Intellettuali che hanno paura degli anelli a feedback
Molti anni più tardi, quando tenevo una rubrica mensile per la rivista «Scientific American» intitolata «Metamagical Themas», dedicai un paio dei miei articoli al tema dell’autoreferenzialità nel linguaggio,28 e in essi presentavo una copiosa serie di frasi inventate da me, da alcuni amici e da non pochi lettori, comprendenti alcuni notevoli e provocatori slanci di fantasia, tipo questi:
Se i significati di «vero» e «falso» venissero scambiati, questa frase non sarebbe falsa.
Non è che questa frase solamente.29
La frase seguente è totalmente identica a questa, tranne che le parole «seguente» e «precedente» sono state scambiate, così come le parole «tranne» e «visto», e le espressioni «identica a» e «diversa da».
La frase precedente è totalmente diversa da questa, visto che le parole «precedente» e «seguente» sono state scambiate, così come le parole «visto» e «tranne», e le espressioni «diversa da» e «identica a».
Questa analogia è come alzarsi in piedi tirandosi su per le stringhe delle scarpe.
Queta frase non è autoreferenziale perché «queta» non è una parola.
Se i desideri fossero cavalli, l’antecedente di questa frase condizionale sarebbe vera.
Questa frase una parola tre, ma può capire stesso.
Se pensate che questa frase sia disorientante, allora cambiate una gallina.
Come mai questa espressione nominale non denota la stessa cosa di questa espressione nominale?
Uea ae o oiee ooai e a euee o oiee oai.
Qst frs nn cntn vcl 1 prcdnt nn cntn cnsnnt.

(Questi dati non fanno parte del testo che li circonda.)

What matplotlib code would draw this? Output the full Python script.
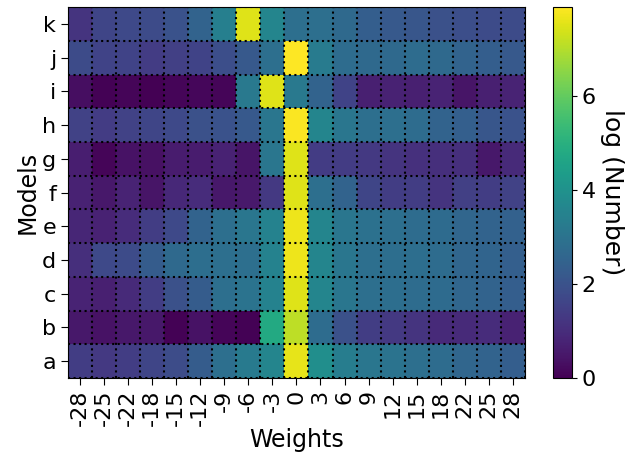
import numpy as np
import matplotlib
matplotlib.use('Agg')
import matplotlib.pyplot as plt

models = ['a', 'b', 'c', 'd', 'e', 'f', 'g', 'h', 'i', 'j', 'k']
weights = ['-28', '-25', '-22', '-18', '-15', '-12', '-9', '-6', '-3', '0',
           '3', '6', '9', '12', '15', '18', '22', '25', '28']

# log(Number), one list per model (rows a..k), columns follow weights
a = [1.45, 1.3, 1.45, 1.65, 1.85, 2.3, 2.9, 3.25, 3.6, 7.6, 3.9, 3.35, 3.1, 3.0, 2.9, 2.8, 2.6, 2.5, 2.35]
b = [0.5, 0.4, 0.5, 0.5, 0.05, 0.4, 0.1, 0.05, 4.8, 7.1, 2.8, 1.95, 1.45, 1.3, 1.2, 0.95, 0.95, 1.0, 0.75]
c = [0.8, 0.7, 0.95, 1.45, 1.95, 2.3, 2.9, 3.0, 3.5, 7.5, 3.6, 3.1, 2.9, 2.85, 2.8, 2.75, 2.6, 2.5, 2.35]
d = [1.05, 1.75, 1.8, 2.3, 2.7, 2.85, 2.9, 2.9, 3.5, 7.7, 3.6, 3.1, 2.9, 2.85, 2.85, 2.8, 2.6, 2.55, 2.4]
e = [0.85, 0.75, 1.0, 1.45, 1.75, 2.5, 2.9, 3.1, 3.5, 7.7, 3.6, 3.1, 2.95, 2.9, 2.8, 2.75, 2.6, 2.5, 2.45]
f = [0.75, 0.5, 0.8, 0.45, 0.9, 1.0, 0.5, 0.55, 1.3, 7.5, 2.9, 2.5, 1.65, 1.45, 1.45, 1.2, 1.5, 1.45, 1.55]
g = [0.65, 0.1, 0.4, 0.35, 0.6, 0.6, 0.75, 0.45, 3.1, 7.5, 1.4, 1.4, 1.3, 1.2, 1.1, 1.05, 1.05, 0.5, 0.95]
h = [1.55, 1.4, 1.55, 1.65, 1.75, 1.95, 2.0, 2.2, 3.1, 7.85, 3.6, 3.1, 2.9, 2.9, 2.8, 2.5, 2.4, 2.1, 2.0]
i = [0.3, 0.05, 0.1, 0.0, 0.1, 0.15, 0.1, 3.2, 7.5, 3.2, 2.5, 1.6, 0.7, 0.75, 0.7, 0.8, 0.45, 0.7, 0.8]
j = [1.8, 1.6, 1.6, 1.4, 1.5, 1.6, 1.9, 2.2, 2.9, 7.9, 3.3, 2.8, 2.7, 2.7, 2.8, 2.7, 2.5, 2.35, 2.2]
k = [1.2, 1.65, 1.75, 1.8, 2.0, 2.5, 3.4, 7.5, 3.6, 2.9, 2.9, 2.7, 2.35, 2.2, 2.1, 1.95, 1.9, 1.8, 1.8]

data = np.array([a, b, c, d, e, f, g, h, i, j, k])

plt.rcParams['font.size'] = 16

fig = plt.figure(figsize=(6.39, 4.59), dpi=100)
ax = fig.add_axes([0.1064, 0.1765, 0.715, 0.808])
cax = fig.add_axes([0.8654, 0.1765, 0.0297, 0.808])

im = ax.imshow(data, cmap='viridis', origin='lower', aspect='auto', vmin=0)

ax.set_xticks(np.arange(len(weights)))
ax.set_xticklabels(weights, rotation=90)
ax.set_yticks(np.arange(len(models)))
ax.set_yticklabels(models)
ax.set_xticks(np.arange(-0.5, len(weights)), minor=True)
ax.set_yticks(np.arange(-0.5, len(models)), minor=True)
ax.grid(which='minor', color='k', linestyle=':', linewidth=1.5)
ax.tick_params(which='minor', length=0)
ax.tick_params(which='major', length=5)
ax.set_xlabel('Weights', fontsize=17, labelpad=1)
ax.set_ylabel('Models', fontsize=17, labelpad=2)

cb = fig.colorbar(im, cax=cax)
cb.set_ticks([0, 2, 4, 6])
cb.set_label('log (Number)', fontsize=18, rotation=270, labelpad=20)

plt.savefig('out.png', dpi=100)
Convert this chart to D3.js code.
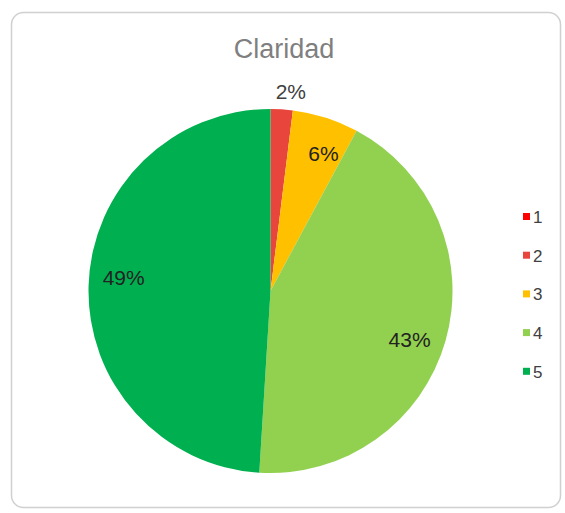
<!DOCTYPE html>
<html>
<head>
<meta charset="utf-8">
<script src="https://cdn.jsdelivr.net/npm/d3@7"></script>
<style>
  body { margin: 0; background: #fff; }
</style>
</head>
<body>
<div id="chart"></div>
<script>
// survey answers (1..5) for "Claridad"
const categories = ["1", "2", "3", "4", "5"];
const counts = [0, 1, 3, 22, 25];
const colors = ["#FF0000", "#E8453C", "#FFC000", "#92D050", "#00B050"];
const title = "Claridad";

const width = 565, height = 513;
const svg = d3.select("#chart").append("svg")
  .attr("width", width).attr("height", height);

// card frame
svg.append("rect")
  .attr("x", 11.5).attr("y", 12.5)
  .attr("width", 549).attr("height", 495)
  .attr("rx", 12).attr("ry", 12)
  .attr("fill", "#fff")
  .attr("stroke", "#d0d0d0")
  .attr("stroke-width", 1.5);

svg.append("text")
  .attr("x", 284).attr("y", 58)
  .attr("text-anchor", "middle")
  .attr("font-family", "Liberation Sans, Arial, sans-serif")
  .attr("font-size", 27)
  .attr("fill", "#7f7f7f")
  .text(title);

const cx = 270.5, cy = 291, R = 182;
const g = svg.append("g").attr("transform", `translate(${cx},${cy})`);

const pie = d3.pie().sort(null).value(d => d.value);
const data = categories.map((c, i) => ({ cat: c, value: counts[i], color: colors[i] }));
const arcs = pie(data);
const total = d3.sum(counts);

const arc = d3.arc().innerRadius(0).outerRadius(R);

g.selectAll("path.slice")
  .data(arcs)
  .enter().append("path")
  .attr("class", "slice")
  .attr("d", arc)
  .attr("fill", d => d.data.color);

// labels: inside for big slices, outside for tiny ones
const small = d => d.value / total < 0.04;
function labelPos(d) {
  const mid = (d.startAngle + d.endAngle) / 2 + (small(d) ? 0.04 : 0.06);
  const r = small(d) ? R * 1.1 : R * 0.81;
  return [Math.sin(mid) * r, -Math.cos(mid) * r];
}

g.selectAll("text.lbl")
  .data(arcs.filter(d => d.value > 0))
  .enter().append("text")
  .attr("class", "lbl")
  .attr("transform", d => `translate(${labelPos(d)})`)
  .attr("text-anchor", "middle")
  .attr("dy", "0.35em")
  .attr("font-family", "Liberation Sans, Arial, sans-serif")
  .attr("font-size", 21)
  .attr("fill", d => small(d) ? "#404040" : "#222")
  .text(d => Math.round(d.value / total * 100) + "%");

// legend
const legend = svg.append("g").attr("transform", "translate(523,217)");
const item = legend.selectAll("g")
  .data(data)
  .enter().append("g")
  .attr("transform", (d, i) => `translate(0,${i * 38.7})`);

item.append("rect")
  .attr("x", 0).attr("y", -4)
  .attr("width", 7).attr("height", 7)
  .attr("fill", d => d.color);

item.append("text")
  .attr("x", 10).attr("y", 0)
  .attr("dy", "0.35em")
  .attr("font-family", "Liberation Sans, Arial, sans-serif")
  .attr("font-size", 17)
  .attr("fill", "#404040")
  .text(d => d.cat);
</script>
</body>
</html>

Questa frase ha diciannove a, una b, nove c, dieci d, quattordici e, due f, una g, due h, diciotto i, una j, una k, una 1, una m, diciotto n, dieci o, una p, sette q, cinque r, quattro s, quindici t, venti u, quattro v, una w, una x, una y, e una z.30
Benché avessi ricevuto dai lettori una gran quantità di feedback (se mi è consentito il termine) positivi, ricevetti anche alcuni feedback molto negativi riguardanti quello che alcuni lettori ritenevano pura e semplice frivolezza in una rivista altrimenti rispettabile. Uno dei più veementi oppositori fu un docente di pedagogia dell’Università del Delaware, che citava il famoso psicologo del comportamento B.F. Skinner sul tema delle frasi autoreferenziali:
Forse non vi è alcun male nel giocare in questo modo con le frasi o nell’analizzare i tipi di trasformazioni che rendono o non rendono accettabili le frasi al lettore normale, ma è pur sempre uno spreco di tempo, specie quando le frasi così generate non possono essere state emesse come comportamento verbale. Un esempio classico è un paradosso, come per esempio «Questa frase è falsa», che sembra essere vera se falsa e falsa se vera. La cosa importante da considerare è che nessuno potrebbe aver emesso la frase come comportamento verbale. Una frase deve già esistere prima che un parlante possa dire «Questa frase è falsa» e la risposta stessa non sarà di nessuna utilità, dal momento che non esiste finché non è stata emessa.13
Questo tipo di reazione automatica di rigetto nei confronti anche solo della possibilità che qualcuno possa proferire in modo sensato una frase autoreferenziale era qualcosa che non conoscevo, e mi prese alla sprovvista. Riflettei a lungo e intensamente sulla lamentela del professore di pedagogia, e nel successivo numero della rivista scrissi una lunga replica,14 citando un caso dopo l’altro di autoreferenzialità plateale e spesso utile, addirittura indispensabile, nella normale comunicazione umana così come in umorismo, arte, letteratura, psicoterapia, matematica, informatica, e così via. Non ho idea di come la presero lui o altri oppositori dell’autoreferenza. Quello che mi rimase, comunque, fu il rendermi conto che alcune persone di elevata istruzione e per altri versi razionali sono irrazionalmente allergiche all’idea dell’autoreferenza, o all’idea di strutture o sistemi che si ripiegano su sé stessi.
Ho il sospetto che una tale allergia derivi, in ultima analisi, da un timore profondamente radicato del paradosso o dell’esplosione (metaforica) dell’universo, qualcosa di simile al panico manifestato dal commesso del negozio di televisioni quando minacciai di puntare la videocamera sul televisore. Il contrasto fra il mio perenne deliziarmi di questi anelli e la reazione allergica nei loro confronti da parte di persone come Bertrand Russell, B.E Skinner, questo professore di pedagogia e il venditore di televisori mi ha insegnato una lezione perenne nella «teoria dei tipi» - e cioè che al mondo esistono effettivamente «due tipi» di persone.